* **Instruction**:
The data below should be printed in full, exactly, and without any of its images.
-- Start of Given data --
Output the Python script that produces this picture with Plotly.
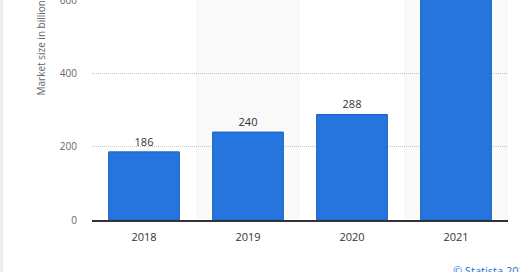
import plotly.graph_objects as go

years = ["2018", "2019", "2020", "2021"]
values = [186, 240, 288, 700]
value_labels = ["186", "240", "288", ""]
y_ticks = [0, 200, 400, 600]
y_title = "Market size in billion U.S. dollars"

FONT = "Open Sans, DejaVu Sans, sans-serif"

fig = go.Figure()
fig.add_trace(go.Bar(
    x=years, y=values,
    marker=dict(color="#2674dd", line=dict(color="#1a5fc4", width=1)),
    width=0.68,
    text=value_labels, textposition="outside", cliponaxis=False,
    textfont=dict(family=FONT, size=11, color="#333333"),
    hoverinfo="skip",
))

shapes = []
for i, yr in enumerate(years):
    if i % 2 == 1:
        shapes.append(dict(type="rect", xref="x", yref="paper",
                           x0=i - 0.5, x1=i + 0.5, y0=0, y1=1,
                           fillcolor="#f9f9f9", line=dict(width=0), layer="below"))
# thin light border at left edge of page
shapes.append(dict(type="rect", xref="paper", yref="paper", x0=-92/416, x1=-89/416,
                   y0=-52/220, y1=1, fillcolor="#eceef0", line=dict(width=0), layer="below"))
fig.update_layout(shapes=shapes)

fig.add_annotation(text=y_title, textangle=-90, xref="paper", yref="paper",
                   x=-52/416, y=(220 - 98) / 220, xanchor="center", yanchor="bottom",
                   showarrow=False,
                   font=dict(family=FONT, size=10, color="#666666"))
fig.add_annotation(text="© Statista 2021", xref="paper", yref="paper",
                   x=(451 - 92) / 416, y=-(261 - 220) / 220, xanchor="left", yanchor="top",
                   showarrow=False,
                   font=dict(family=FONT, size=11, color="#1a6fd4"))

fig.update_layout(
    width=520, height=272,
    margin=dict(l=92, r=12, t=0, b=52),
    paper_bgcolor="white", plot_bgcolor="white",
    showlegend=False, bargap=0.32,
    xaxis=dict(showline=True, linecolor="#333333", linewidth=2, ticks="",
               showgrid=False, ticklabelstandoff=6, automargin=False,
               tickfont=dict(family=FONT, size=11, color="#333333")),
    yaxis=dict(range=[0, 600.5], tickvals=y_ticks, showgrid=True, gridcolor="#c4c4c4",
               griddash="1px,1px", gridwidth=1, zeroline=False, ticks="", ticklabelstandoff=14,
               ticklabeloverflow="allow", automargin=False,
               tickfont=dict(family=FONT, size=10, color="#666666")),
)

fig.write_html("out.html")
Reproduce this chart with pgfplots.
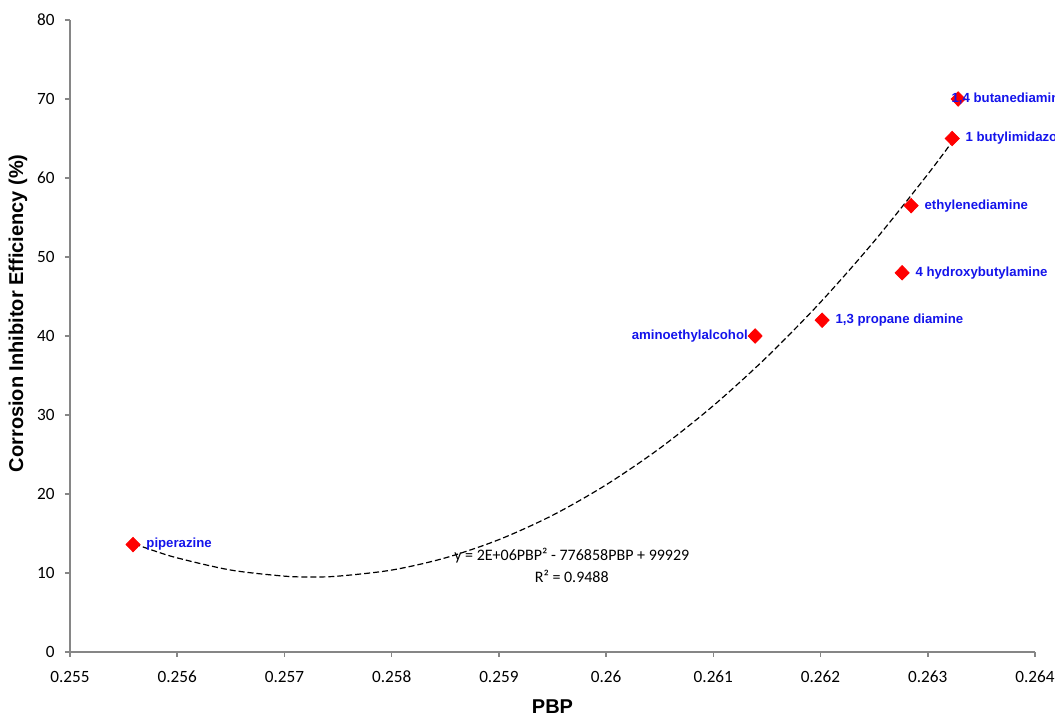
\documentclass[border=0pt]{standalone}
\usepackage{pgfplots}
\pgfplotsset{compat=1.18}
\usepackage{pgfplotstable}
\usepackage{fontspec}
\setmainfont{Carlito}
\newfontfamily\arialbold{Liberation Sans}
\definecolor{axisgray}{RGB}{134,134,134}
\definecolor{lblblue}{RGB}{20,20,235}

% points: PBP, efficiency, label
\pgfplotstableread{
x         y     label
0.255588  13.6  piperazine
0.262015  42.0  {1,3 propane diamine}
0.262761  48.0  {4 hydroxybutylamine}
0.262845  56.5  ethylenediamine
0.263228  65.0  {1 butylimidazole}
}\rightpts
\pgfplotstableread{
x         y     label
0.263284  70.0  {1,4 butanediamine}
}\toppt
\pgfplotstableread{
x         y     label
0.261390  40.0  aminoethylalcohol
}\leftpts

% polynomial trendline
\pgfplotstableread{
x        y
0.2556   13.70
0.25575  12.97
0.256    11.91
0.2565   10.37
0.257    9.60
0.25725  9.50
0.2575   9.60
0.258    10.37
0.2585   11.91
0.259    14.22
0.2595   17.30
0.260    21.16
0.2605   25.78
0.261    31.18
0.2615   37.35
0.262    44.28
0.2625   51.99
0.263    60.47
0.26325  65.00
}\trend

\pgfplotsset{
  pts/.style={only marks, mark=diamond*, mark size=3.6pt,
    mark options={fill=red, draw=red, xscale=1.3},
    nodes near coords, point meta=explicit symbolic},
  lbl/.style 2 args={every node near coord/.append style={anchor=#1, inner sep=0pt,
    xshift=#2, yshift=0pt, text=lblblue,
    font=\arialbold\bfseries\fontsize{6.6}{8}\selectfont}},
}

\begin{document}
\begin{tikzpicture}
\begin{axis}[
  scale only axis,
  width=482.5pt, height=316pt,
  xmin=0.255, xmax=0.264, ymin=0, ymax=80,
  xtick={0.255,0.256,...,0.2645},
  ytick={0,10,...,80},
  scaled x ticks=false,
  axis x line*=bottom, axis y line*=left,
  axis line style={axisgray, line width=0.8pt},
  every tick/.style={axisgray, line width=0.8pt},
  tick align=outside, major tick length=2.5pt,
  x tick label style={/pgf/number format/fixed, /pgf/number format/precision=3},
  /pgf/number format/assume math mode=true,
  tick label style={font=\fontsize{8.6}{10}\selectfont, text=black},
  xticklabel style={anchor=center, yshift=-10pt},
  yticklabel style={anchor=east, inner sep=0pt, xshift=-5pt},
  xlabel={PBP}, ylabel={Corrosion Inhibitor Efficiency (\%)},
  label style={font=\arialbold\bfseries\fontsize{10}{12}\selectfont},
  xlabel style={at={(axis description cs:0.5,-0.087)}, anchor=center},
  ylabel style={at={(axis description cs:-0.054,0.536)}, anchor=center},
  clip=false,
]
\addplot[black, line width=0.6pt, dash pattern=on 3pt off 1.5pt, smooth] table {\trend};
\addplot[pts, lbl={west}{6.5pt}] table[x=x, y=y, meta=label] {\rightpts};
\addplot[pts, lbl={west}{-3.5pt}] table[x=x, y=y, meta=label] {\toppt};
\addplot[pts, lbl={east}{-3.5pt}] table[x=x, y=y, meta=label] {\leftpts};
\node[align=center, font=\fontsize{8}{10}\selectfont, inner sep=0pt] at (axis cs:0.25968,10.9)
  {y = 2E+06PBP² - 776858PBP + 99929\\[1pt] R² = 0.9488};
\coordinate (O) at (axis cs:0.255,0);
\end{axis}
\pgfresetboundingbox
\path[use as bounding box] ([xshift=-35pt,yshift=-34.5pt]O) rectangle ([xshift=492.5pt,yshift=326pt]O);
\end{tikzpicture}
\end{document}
-- End of Given data --
* **Solution to this problem**:
Output the Python script that produces this picture with Plotly.
import plotly.graph_objects as go

years = ["2018", "2019", "2020", "2021"]
values = [186, 240, 288, 700]
value_labels = ["186", "240", "288", ""]
y_ticks = [0, 200, 400, 600]
y_title = "Market size in billion U.S. dollars"

FONT = "Open Sans, DejaVu Sans, sans-serif"

fig = go.Figure()
fig.add_trace(go.Bar(
    x=years, y=values,
    marker=dict(color="#2674dd", line=dict(color="#1a5fc4", width=1)),
    width=0.68,
    text=value_labels, textposition="outside", cliponaxis=False,
    textfont=dict(family=FONT, size=11, color="#333333"),
    hoverinfo="skip",
))

shapes = []
for i, yr in enumerate(years):
    if i % 2 == 1:
        shapes.append(dict(type="rect", xref="x", yref="paper",
                           x0=i - 0.5, x1=i + 0.5, y0=0, y1=1,
                           fillcolor="#f9f9f9", line=dict(width=0), layer="below"))
# thin light border at left edge of page
shapes.append(dict(type="rect", xref="paper", yref="paper", x0=-92/416, x1=-89/416,
                   y0=-52/220, y1=1, fillcolor="#eceef0", line=dict(width=0), layer="below"))
fig.update_layout(shapes=shapes)

fig.add_annotation(text=y_title, textangle=-90, xref="paper", yref="paper",
                   x=-52/416, y=(220 - 98) / 220, xanchor="center", yanchor="bottom",
                   showarrow=False,
                   font=dict(family=FONT, size=10, color="#666666"))
fig.add_annotation(text="© Statista 2021", xref="paper", yref="paper",
                   x=(451 - 92) / 416, y=-(261 - 220) / 220, xanchor="left", yanchor="top",
                   showarrow=False,
                   font=dict(family=FONT, size=11, color="#1a6fd4"))

fig.update_layout(
    width=520, height=272,
    margin=dict(l=92, r=12, t=0, b=52),
    paper_bgcolor="white", plot_bgcolor="white",
    showlegend=False, bargap=0.32,
    xaxis=dict(showline=True, linecolor="#333333", linewidth=2, ticks="",
               showgrid=False, ticklabelstandoff=6, automargin=False,
               tickfont=dict(family=FONT, size=11, color="#333333")),
    yaxis=dict(range=[0, 600.5], tickvals=y_ticks, showgrid=True, gridcolor="#c4c4c4",
               griddash="1px,1px", gridwidth=1, zeroline=False, ticks="", ticklabelstandoff=14,
               ticklabeloverflow="allow", automargin=False,
               tickfont=dict(family=FONT, size=10, color="#666666")),
)

fig.write_html("out.html")
Reproduce this chart with pgfplots.
\documentclass[border=0pt]{standalone}
\usepackage{pgfplots}
\pgfplotsset{compat=1.18}
\usepackage{pgfplotstable}
\usepackage{fontspec}
\setmainfont{Carlito}
\newfontfamily\arialbold{Liberation Sans}
\definecolor{axisgray}{RGB}{134,134,134}
\definecolor{lblblue}{RGB}{20,20,235}

% points: PBP, efficiency, label
\pgfplotstableread{
x         y     label
0.255588  13.6  piperazine
0.262015  42.0  {1,3 propane diamine}
0.262761  48.0  {4 hydroxybutylamine}
0.262845  56.5  ethylenediamine
0.263228  65.0  {1 butylimidazole}
}\rightpts
\pgfplotstableread{
x         y     label
0.263284  70.0  {1,4 butanediamine}
}\toppt
\pgfplotstableread{
x         y     label
0.261390  40.0  aminoethylalcohol
}\leftpts

% polynomial trendline
\pgfplotstableread{
x        y
0.2556   13.70
0.25575  12.97
0.256    11.91
0.2565   10.37
0.257    9.60
0.25725  9.50
0.2575   9.60
0.258    10.37
0.2585   11.91
0.259    14.22
0.2595   17.30
0.260    21.16
0.2605   25.78
0.261    31.18
0.2615   37.35
0.262    44.28
0.2625   51.99
0.263    60.47
0.26325  65.00
}\trend

\pgfplotsset{
  pts/.style={only marks, mark=diamond*, mark size=3.6pt,
    mark options={fill=red, draw=red, xscale=1.3},
    nodes near coords, point meta=explicit symbolic},
  lbl/.style 2 args={every node near coord/.append style={anchor=#1, inner sep=0pt,
    xshift=#2, yshift=0pt, text=lblblue,
    font=\arialbold\bfseries\fontsize{6.6}{8}\selectfont}},
}

\begin{document}
\begin{tikzpicture}
\begin{axis}[
  scale only axis,
  width=482.5pt, height=316pt,
  xmin=0.255, xmax=0.264, ymin=0, ymax=80,
  xtick={0.255,0.256,...,0.2645},
  ytick={0,10,...,80},
  scaled x ticks=false,
  axis x line*=bottom, axis y line*=left,
  axis line style={axisgray, line width=0.8pt},
  every tick/.style={axisgray, line width=0.8pt},
  tick align=outside, major tick length=2.5pt,
  x tick label style={/pgf/number format/fixed, /pgf/number format/precision=3},
  /pgf/number format/assume math mode=true,
  tick label style={font=\fontsize{8.6}{10}\selectfont, text=black},
  xticklabel style={anchor=center, yshift=-10pt},
  yticklabel style={anchor=east, inner sep=0pt, xshift=-5pt},
  xlabel={PBP}, ylabel={Corrosion Inhibitor Efficiency (\%)},
  label style={font=\arialbold\bfseries\fontsize{10}{12}\selectfont},
  xlabel style={at={(axis description cs:0.5,-0.087)}, anchor=center},
  ylabel style={at={(axis description cs:-0.054,0.536)}, anchor=center},
  clip=false,
]
\addplot[black, line width=0.6pt, dash pattern=on 3pt off 1.5pt, smooth] table {\trend};
\addplot[pts, lbl={west}{6.5pt}] table[x=x, y=y, meta=label] {\rightpts};
\addplot[pts, lbl={west}{-3.5pt}] table[x=x, y=y, meta=label] {\toppt};
\addplot[pts, lbl={east}{-3.5pt}] table[x=x, y=y, meta=label] {\leftpts};
\node[align=center, font=\fontsize{8}{10}\selectfont, inner sep=0pt] at (axis cs:0.25968,10.9)
  {y = 2E+06PBP² - 776858PBP + 99929\\[1pt] R² = 0.9488};
\coordinate (O) at (axis cs:0.255,0);
\end{axis}
\pgfresetboundingbox
\path[use as bounding box] ([xshift=-35pt,yshift=-34.5pt]O) rectangle ([xshift=492.5pt,yshift=326pt]O);
\end{tikzpicture}
\end{document}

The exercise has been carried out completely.